The Link Between Teachers Unions and Educational Decline
David Horowitz has a new campaign in which he points out rotten schools thrive in Democrat-controlled inner cities and predominantly hurt poor, minority children. His new one-minute ad dramatically makes that point, calling the situation an “atrocity” and pointing a finger at teachers unions as the cause.
“One out of three children in America’s inner cities fails to graduate,” the clip’s narrator says. “Half of those who do are functionally illiterate.”
The problem, she says, is adults who oppose reform: Democrats and unions.
Teachers unions do block reforms that would benefit kids. Policies they favor degrade education, such as firing and hiring teachers according only to how long they’ve been in a particular school rather than their quality or area of expertise.
As President Franklin Roosevelt noted, government employee labor unions also are a scam against taxpayers because they let unions elect the officials they’ll bargain with, effectively directing tax money to political activism and ensuring no taxpayer or child advocate sits at the bargaining table.
FAILING EDUCATION: The problem with failing schools is adults who oppose reform: Democrats and unions.
Unions are certainly among those responsible for the 702 percent increase in school staff since 1950, while student enrollment increased only 96 percent. Public schools have gotten approximately 300 percent more expensive but hardly a whit better since the 1970s, as the Cato Institute’s Andrew Coulson has documented. That’s a disgrace.
Although it’s fair to blame the unions for many ills besetting the nation’s schools, unions are by no means the only big problem affecting education.
I’ve talked to many teachers whose jobs were threatened when they exercised free speech, and often the local union was their only protection. Unions occasionally meet real needs in a school teaching market monopolized in each locality by a single player — the government.
Rick Hess of the American Enterprise Institute also discusses some freedoms school leaders don’t realize they have, partly because of union-blaming.
“The problem is not just the very real statutory, regulatory, and contractual barriers, but also the ‘culture of can’t,’ a culture in which even surmountable impediments or ankle-high obstacles are treated as absolute prohibitions,” he said.
Horowitz’s ad risks oversimplifying the problems with public education and overpromising success. Probably the biggest reason for the inner-city atrocity this ad targets is not teachers unions or the “culture of can’t” but the lack of another kind of union: marriages.
Family structure is the single largest predictor of economic mobility, a new Harvard University study found. It’s also a predictor of education success.
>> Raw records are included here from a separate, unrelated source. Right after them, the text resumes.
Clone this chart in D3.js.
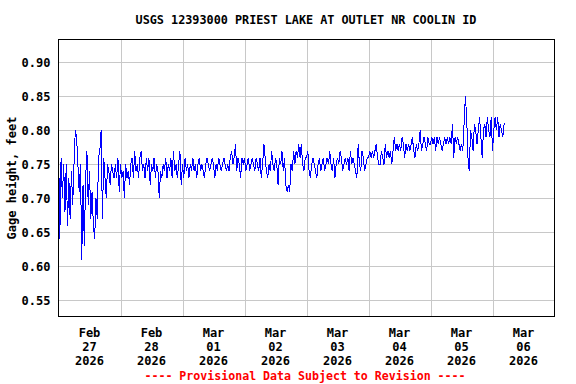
<!DOCTYPE html>
<html><head><meta charset="utf-8">
<script src="https://cdn.jsdelivr.net/npm/d3@7"></script>
<style>html,body{margin:0;padding:0;background:#fff;} svg{display:block}</style>
</head><body><svg id="c" width="576" height="384"></svg>
<script>
const title = "USGS 12393000 PRIEST LAKE AT OUTLET NR COOLIN ID";
const yTitle = "Gage height, feet";
const footer = "---- Provisional Data Subject to Revision ----";

// Gage height readings in hundredths of a foot, every 30 minutes from Feb 27 2026 00:00
const feb27 = [79,64,76,70,75,68,75,66,73,67,74,69,75,80,79,75,71,75,61,72,63,73,77,69,74,67,71,66,64,70,67,76,77,80,67,76,73,70,75,74,72,75,74,73,75,73,76,71];
const feb28 = [75,73,74,70,75,73,74,72,75,76,73,77,74,75,73,76,77,74,75,73,76,74,76,72,75,74,76,73,75,74,70,74,73,75,74,76,73,75,74,76,73,77,74,75,73,75,77,72];
const mar01 = [75,73,76,74,75,73,75,74,76,74,75,73,75,76,74,75,74,73,75,76,75,74,75,76,75,73,75,74,76,75,74,75,76,75,74,75,74,76,77,75,76,78,74,76,75,73,76,75];
const mar02 = [76,74,75,76,74,75,76,75,74,76,75,74,76,73,75,78,76,74,73,75,74,77,75,74,76,75,72,76,75,77,74,76,72,71,72,71,75,74,77,75,77,76,78,76,78,75,74,76];
const mar03 = [76,77,74,73,75,76,75,74,73,75,76,74,75,76,74,75,76,75,77,75,74,76,73,75,76,75,77,76,74,75,76,75,76,74,77,75,76,75,74,73,78,75,74,77,76,74,75,76];
const mar04 = [76,77,76,77,76,77,78,76,75,75,77,76,75,78,76,77,76,77,75,77,79,77,78,77,78,77,79,78,76,78,77,78,77,78,79,77,76,78,77,78,80,77,78,79,78,77,79,78];
const mar05 = [78,79,78,79,77,79,78,79,78,77,78,79,78,79,78,79,78,81,76,79,78,79,78,77,78,77,81,85,82,76,74,80,79,77,81,80,78,80,82,79,76,80,81,79,82,80,79,82];
const mar06 = [77,80,82,80,82,79,81,80,79,81,81];

const yTicks = [0.55, 0.60, 0.65, 0.70, 0.75, 0.80, 0.85, 0.90];
const dayLabels = [["Feb","27","2026"],["Feb","28","2026"],["Mar","01","2026"],["Mar","02","2026"],["Mar","03","2026"],["Mar","04","2026"],["Mar","05","2026"],["Mar","06","2026"]];

const startMs = Date.UTC(2026, 1, 27, 0, 0);
const endMs = Date.UTC(2026, 2, 7, 0, 0);
const stepMs = 30 * 60 * 1000;
const dayMs = 24 * 3600 * 1000;

const values = [].concat(feb27, feb28, mar01, mar02, mar03, mar04, mar05, mar06);
const series = values.map((v, i) => ({t: new Date(startMs + i * stepMs), v: v / 100}));

const svg = d3.select("#c");
const L = 58.5, R = 554.5, T = 39.5, B = 316.5;
const x = d3.scaleUtc().domain([new Date(startMs), new Date(endMs)]).range([L, R]);
const y = d3.scaleLinear().domain([0.5262, 0.9338]).range([B, T]);

const font = "'DejaVu Sans Mono', 'Liberation Mono', monospace";

svg.append("rect").attr("width", 576).attr("height", 384).attr("fill", "#fff");

// horizontal gridlines + labels
const yAxis = d3.axisLeft(y).tickValues(yTicks).tickSize(-(R - L)).tickPadding(8).tickFormat(d3.format(".2f"));
const gy = svg.append("g").attr("transform", `translate(${L},0)`).call(yAxis);
gy.select(".domain").remove();
gy.selectAll(".tick line").attr("stroke", "#c8c8c8").attr("stroke-width", 1).attr("shape-rendering", "crispEdges");
gy.selectAll(".tick text").attr("font-family", font).attr("font-weight", "bold").attr("font-size", 12).attr("fill", "#000");

// vertical day gridlines
const dayLines = d3.range(1, 8).map(d => new Date(startMs + d * dayMs));
svg.append("g").selectAll("line").data(dayLines).join("line")
  .attr("x1", d => Math.round(x(d)) + 0.5).attr("x2", d => Math.round(x(d)) + 0.5)
  .attr("y1", T).attr("y2", B).attr("stroke", "#c8c8c8").attr("shape-rendering", "crispEdges");

// x labels at noon
const noon = dayLabels.map((d, i) => ({lab: d, t: new Date(startMs + i * dayMs + dayMs / 2)}));
const gx = svg.append("g");
noon.forEach(n => {
  const t = gx.append("text").attr("x", x(n.t)).attr("y", 337).attr("text-anchor", "middle")
    .attr("font-family", font).attr("font-weight", "bold").attr("font-size", 12).attr("fill", "#000");
  n.lab.forEach((s, k) => t.append("tspan").attr("x", x(n.t)).attr("y", 337 + k * 14).text(s));
});

// clip + line
svg.append("clipPath").attr("id", "clip").append("rect").attr("x", L).attr("y", T).attr("width", R - L).attr("height", B - T);
const line = d3.line().x(d => x(d.t)).y(d => y(d.v));
svg.append("path").datum(series).attr("clip-path", "url(#clip)")
  .attr("d", line).attr("fill", "none").attr("stroke", "#0000ff").attr("stroke-width", 1)
  .attr("shape-rendering", "crispEdges");

// frame
svg.append("rect").attr("x", L).attr("y", T).attr("width", R - L).attr("height", B - T)
  .attr("fill", "none").attr("stroke", "#000").attr("stroke-width", 1).attr("shape-rendering", "crispEdges");

// title
svg.append("text").attr("x", 306).attr("y", 24).attr("text-anchor", "middle")
  .attr("font-family", font).attr("font-weight", "bold").attr("font-size", 11.8).text(title);

// y title
svg.append("text").attr("transform", `translate(16,${(T + B) / 2}) rotate(-90)`).attr("text-anchor", "middle")
  .attr("font-family", font).attr("font-weight", "bold").attr("font-size", 12).text(yTitle);

// footer
svg.append("text").attr("x", 305).attr("y", 380).attr("text-anchor", "middle")
  .attr("font-family", font).attr("font-weight", "bold").attr("font-size", 11.6).attr("fill", "#ff0000").text(footer);
</script></body></html>
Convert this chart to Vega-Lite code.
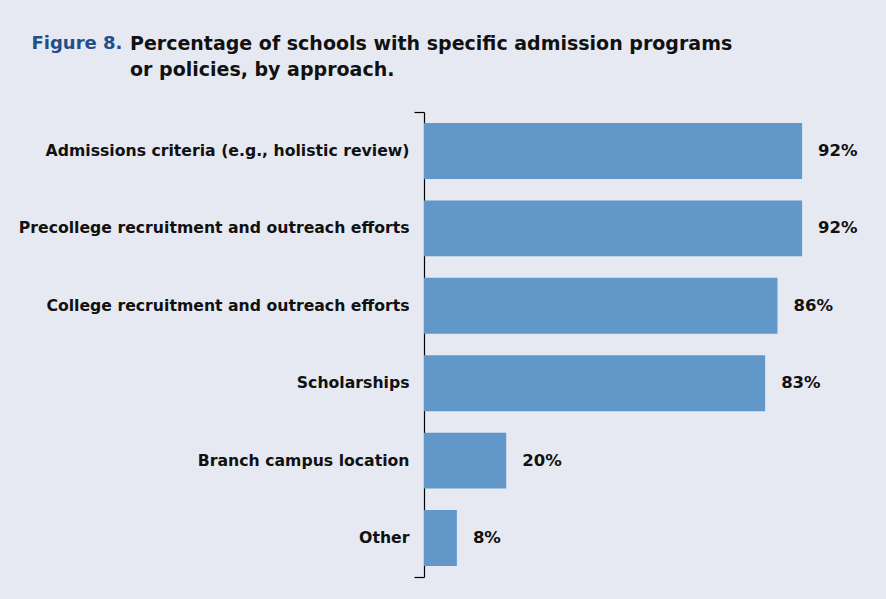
{
  "$schema": "https://vega.github.io/schema/vega-lite/v6.json",
  "width": 411,
  "height": 465,
  "autosize": {"type": "none"},
  "padding": {"left": 424, "top": 112, "right": 51, "bottom": 22},
  "background": "#e6e9f1",
  "config": {"view": {"stroke": null}},
  "title": {
    "text": ["Percentage of schools with specific admission programs", "or policies, by approach."],
    "anchor": "start",
    "frame": "group",
    "dx": -294,
    "dy": 46,
    "offset": 0,
    "font": "DejaVu Sans",
    "fontSize": 19,
    "fontWeight": "bold",
    "color": "#111111",
    "lineHeight": 26
  },
  "data": {
    "values": [
      {"approach": "Admissions criteria (e.g., holistic review)", "pct": 92, "label": "92%"},
      {"approach": "Precollege recruitment and outreach efforts", "pct": 92, "label": "92%"},
      {"approach": "College recruitment and outreach efforts", "pct": 86, "label": "86%"},
      {"approach": "Scholarships", "pct": 83, "label": "83%"},
      {"approach": "Branch campus location", "pct": 20, "label": "20%"},
      {"approach": "Other", "pct": 8, "label": "8%"}
    ]
  },
  "layer": [
    {
      "encoding": {
        "y": {
          "field": "approach", "type": "nominal", "sort": null,
          "scale": {"paddingInner": 0.277, "paddingOuter": 0.142},
          "axis": {"title": null, "domain": false, "ticks": false, "labelPadding": 15, "labelFont": "DejaVu Sans", "labelFontSize": 15.7, "labelFontWeight": "bold", "labelColor": "#111111", "labelLimit": 0}
        },
        "x": {
          "field": "pct", "type": "quantitative", "scale": {"domain": [0, 100]},
          "axis": {"orient": "top", "title": "Figure 8.", "labels": false, "ticks": false, "domain": false, "grid": false, "titleX": -393, "titleY": -64, "titleAlign": "left", "titleBaseline": "alphabetic", "titleColor": "#1f4e8a", "titleFont": "DejaVu Sans", "titleFontSize": 18, "titleFontWeight": "bold"}
        }
      },
      "layer": [
        {"mark": {"type": "bar", "color": "#6197c9"}},
        {
          "mark": {"type": "text", "align": "left", "dx": 16, "font": "DejaVu Sans", "fontSize": 16.5, "fontWeight": "bold", "color": "#111111"},
          "encoding": {"text": {"field": "label"}}
        }
      ]
    },
    {
      "mark": {"type": "point", "opacity": 0},
      "encoding": {
        "y": {"datum": 0, "type": "quantitative", "scale": {"domain": [0, 1]},
          "axis": {"orient": "left", "values": [0, 1], "labels": false, "tickSize": 10, "domainColor": "#000000", "tickColor": "#000000", "domainWidth": 1.2, "tickWidth": 1.2, "grid": false, "title": null}}
      }
    }
  ],
  "resolve": {"scale": {"y": "independent"}, "axis": {"y": "independent"}}
}
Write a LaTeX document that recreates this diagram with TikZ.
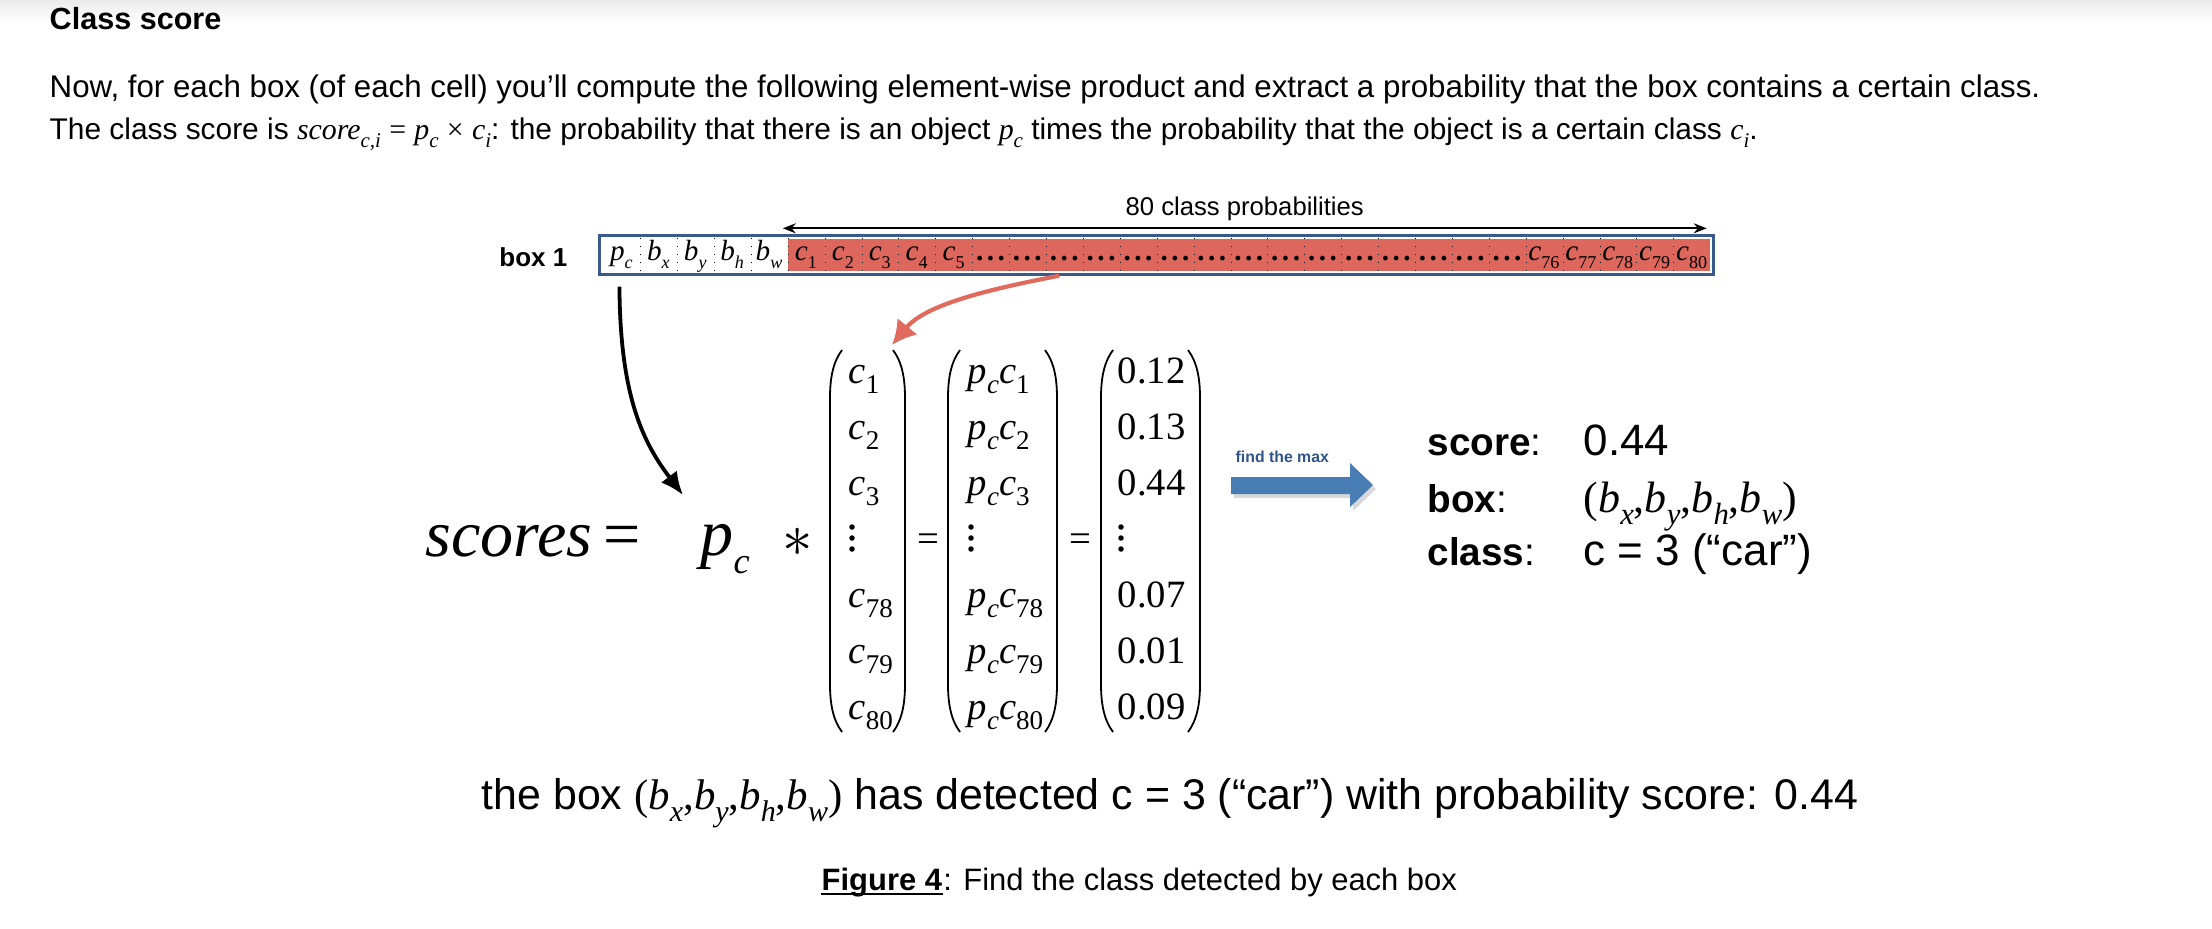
\documentclass[tikz,border=0pt]{standalone}
\usepackage{fontspec}
\setmainfont{Liberation Sans}
\newfontfamily\tms{Liberation Serif}
\usetikzlibrary{positioning, arrows.meta, calc, shadows}

\definecolor{cellred}{RGB}{221,102,93}
\definecolor{stripblue}{RGB}{58,90,142}
\definecolor{curvered}{RGB}{225,106,95}
\definecolor{maxblue}{RGB}{72,125,180}
\definecolor{maxtext}{RGB}{48,84,138}

\makeatletter
\newcommand{\fsz}[1]{\fontsize{#1}{#1}\selectfont}
% lowered index, a fraction of the current size
\newcommand{\lo}[2][0.7]{\raisebox{-0.28em}{\fontsize{\fpeval{#1*\f@size}}{0}\selectfont #2}}
\makeatother
\newcommand{\mv}[1]{{\tms\itshape #1}}
\newcommand{\cent}[1]{{\itshape c\lo{\upshape #1}}}
\newcommand{\pcent}[1]{{\itshape p\lo{c}c\lo{\upshape #1}}}
\newcommand{\bcoords}{{\tms(\textit{b}\lo{\textit{x}},%
    \textit{b}\lo{\textit{y}},%
    \textit{b}\lo{\textit{h}},%
    \textit{b}\lo{\textit{w}})}}

\begin{document}
\begin{tikzpicture}[
        x=0.1mm, y=-0.1mm,
        txt/.style={
            anchor=base west,
            inner sep=0,
            font=\fsz{8.9}
        },
        cell/.style={
            rectangle,
            inner sep=0,
            minimum width=3.69mm,
            minimum height=3.2mm,
            text height=1.6mm,
            text depth=0.6mm,
            font=\fsz{8.3}\tms\itshape
        },
        redcell/.style={
            cell,
            fill=cellred
        },
        divider/.style={
            dotted,
            line width=0.1mm
        },
        entry/.style={
            anchor=base west,
            inner sep=0,
            font=\fsz{11}\tms
        },
        vdot/.style={
            circle,
            fill,
            inner sep=0,
            minimum size=0.55mm
        },
        paren/.style={
            line width=0.18mm
        },
        key/.style={
            anchor=base west,
            inner sep=0,
            font=\fsz{11}
        },
        value/.style={
            key,
            font=\fsz{12.5}
        },
        span/.style={
            {Stealth[length=1.3mm, width=1mm]}-{Stealth[length=1.3mm, width=1mm]},
            line width=0.2mm
        },
        arrow/.style={
            -{Latex[length=2.3mm, width=2mm]},
            line width=0.38mm
        },
        redarrow/.style={
            -{Latex[length=2.4mm, width=2.6mm]},
            line width=0.42mm,
            curvered
        }
    ]

    \useasboundingbox (0,0) rectangle (2212,928);
    \fill[white] (0,0) rectangle (2212,928);
    \shade[top color=black!8, bottom color=white] (0,0) rectangle (2212,22);

    % --------------------------------------------------------
    % Heading and explanation
    % --------------------------------------------------------

    \node[txt, font=\fsz{8.7}\bfseries] (title) at (49,29)
        {Class score};

    \node[txt] (intro) at (49,97)
        {Now, for each box (of each cell) you'll compute the following element-wise product and extract a probability that the box contains a certain class.};

    \node[txt, font=\fsz{8.5}] (definition) at (49,139)
        {The class score is \mv{score\lo{c,i}} {\tms =} \mv{p\lo{c}} {\tms ×} \mv{c\lo{i}}: the probability that there is an object \mv{p\lo{c}} times the probability that the object is a certain class \mv{c\lo{i}}.};

    % --------------------------------------------------------
    % Output vector of box 1
    % --------------------------------------------------------

    \foreach \lab [count=\i] in {p\lo[0.62]{c}, b\lo[0.62]{x}, b\lo[0.62]{y}, b\lo[0.62]{h}, b\lo[0.62]{w}}
        \node[cell] (cell\i) at ({603+(\i-0.5)*36.9},255) {\lab};

    \foreach \k [count=\i from 6] in {1,...,5}
        \node[redcell] (cell\i) at ({603+(\i-0.5)*36.9},255) {c\lo[0.62]{\upshape\k}};

    \foreach \i in {11,...,25}
        \node[redcell] (cell\i) at ({603+(\i-0.5)*36.9},255) {\upshape\bfseries .\kern0.12em.\kern0.12em.};

    \foreach \k [count=\i from 26] in {76,...,80}
        \node[redcell] (cell\i) at ({603+(\i-0.5)*36.9},255) {c\lo[0.62]{\upshape\k}};

    \foreach \i in {1,...,29}
        \draw[divider] (cell\i.north east) -- (cell\i.south east);

    \draw[stripblue, line width=0.3mm]
        ($(cell1.north west)+(-3,-3)$)
        rectangle
        ($(cell30.south east)+(3,3)$);

    \node[txt, font=\fsz{7.4}\bfseries, anchor=base east] (boxlabel) at (568,266)
        {box 1};

    % 80 class probabilities
    \draw[span]
        ($(cell6.north west)+(-4,-10)$)
        -- node[above=0.6mm, inner sep=0, font=\fsz{7.3}] (spanlabel) {80 class probabilities}
        ($(cell30.north east)+(-4,-10)$);

    % --------------------------------------------------------
    % Element-wise product
    % --------------------------------------------------------

    \node[anchor=base west, inner sep=0, font=\fsz{18.8}\tms] (scores) at (425,556)
        {\textit{scores}\,=};

    \node[anchor=base west, inner sep=0, font=\fsz{18.8}\tms\itshape] (pc) at (700,555)
        {p\lo[0.55]{c}};

    \node[anchor=base west, inner sep=0, font=\fsz{18}] (star) at (782,556)
        {$\ast$};

    \foreach \lab [count=\r] in {\cent{1}, \cent{2}, \cent{3}, {}, \cent{78}, \cent{79}, \cent{80}}
        \node[entry] (classcol\r) at (848,{327+56*\r}) {\lab};

    \foreach \lab [count=\r] in {\pcent{1}, \pcent{2}, \pcent{3}, {}, \pcent{78}, \pcent{79}, \pcent{80}}
        \node[entry] (prodcol\r) at (967,{327+56*\r}) {\lab};

    \foreach \lab [count=\r] in {0.12, 0.13, 0.44, {}, 0.07, 0.01, 0.09}
        \node[entry] (scorecol\r) at (1117,{327+56*\r}) {\lab};

    % vertical dots in the middle row
    \foreach \dx in {852, 971, 1121}
        \foreach \dy in {527, 538, 549}
            \node[vdot] at (\dx,\dy) {};

    \node[entry] (eqa) at (917,551) {=};
    \node[entry] (eqb) at (1069,551) {=};

    % brackets of the three columns
    \foreach \lx/\rx in {830/905, 948/1057, 1101/1200} {
        \draw[paren]
            ({\lx+12},350) .. controls ({\lx+3},362) and (\lx,378) .. (\lx,398)
            -- (\lx,684) .. controls (\lx,704) and ({\lx+3},720) .. ({\lx+12},732);
        \draw[paren]
            ({\rx-12},350) .. controls ({\rx-3},362) and (\rx,378) .. (\rx,398)
            -- (\rx,684) .. controls (\rx,704) and ({\rx-3},720) .. ({\rx-12},732);
    }

    % --------------------------------------------------------
    % Find the max
    % --------------------------------------------------------

    \node[anchor=base west, inner sep=0, font=\fsz{4.5}\bfseries, text=maxtext] (findmax) at (1235,462)
        {find the max};

    \fill[maxblue, drop shadow={shadow xshift=0.3mm, shadow yshift=-0.4mm, opacity=0.3}]
        (1231,477) -- (1350,477) -- (1350,463) -- (1373,485)
        -- (1350,507) -- (1350,494) -- (1231,494) -- cycle;

    \node[key] (scorekey) at (1427,455) {\textbf{score}:};
    \node[value] (scoreval) at (1583,455) {0.44};

    \node[key] (boxkey) at (1427,512) {\textbf{box}:};
    \node[value] (boxval) at (1583,512) {\bcoords};

    \node[key] (classkey) at (1427,565) {\textbf{class}:};
    \node[value] (classval) at (1583,565) {c = 3 (“car”)};

    % --------------------------------------------------------
    % Summary and caption
    % --------------------------------------------------------

    \node[txt, font=\fsz{12.2}] (summary) at (481,809)
        {the box \bcoords{} has detected c = 3 (“car”) with probability score: 0.44};

    \node[txt, font=\fsz{8.8}\bfseries] (figlabel) at (821,890)
        {Figure 4};
    \node[txt, font=\fsz{8.8}] (figtext) at (figlabel.base east)
        {: Find the class detected by each box};
    \draw[line width=0.25mm]
        ($(figlabel.base west)+(0,4)$) -- ($(figlabel.base east)+(0,4)$);

    % --------------------------------------------------------
    % Arrows
    % --------------------------------------------------------

    \coordinate (pctop) at (683,495);
    \coordinate (coltop) at (892,345);

    % p_c -> scores
    \draw[arrow]
        ($(cell1.south)+(-2,15)$)
        .. controls (620,400) and (645,445) ..
        (pctop);

    % class probabilities -> first column
    \draw[redarrow]
        ($(cell13.south)+(-5,4)$)
        .. controls (985,290) and (925,305) ..
        (coltop);

\end{tikzpicture}
\end{document}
Children raised by both biological parents have higher graduation rates, math and reading test scores, college-going and completion rates, fewer behavior problems and other family-generated riches.
Combine this with the dismal statistics that 7-in-10 African-American children and 1-in-2 Hispanic children are born to unmarried mothers. That fact alone clouds their life prospects.
It’s easier — and fairer — to beat up on a big, bad labor union boss than a struggling single mom. But we can and should beat up on deadbeat dads, as Charles Murray of the American Enterprise Institute has suggested, and without involving government.
We could start with positive public education campaigns, touting the benefits of stable, married parents for all children. It is a scandal the way the media ignores this huge and growing social, educational and economic problem. Pretending it is the teachers unions who deserve blame, without mentioning the failures of parents’ unions, will only perpetuate kids’ failure and suffering.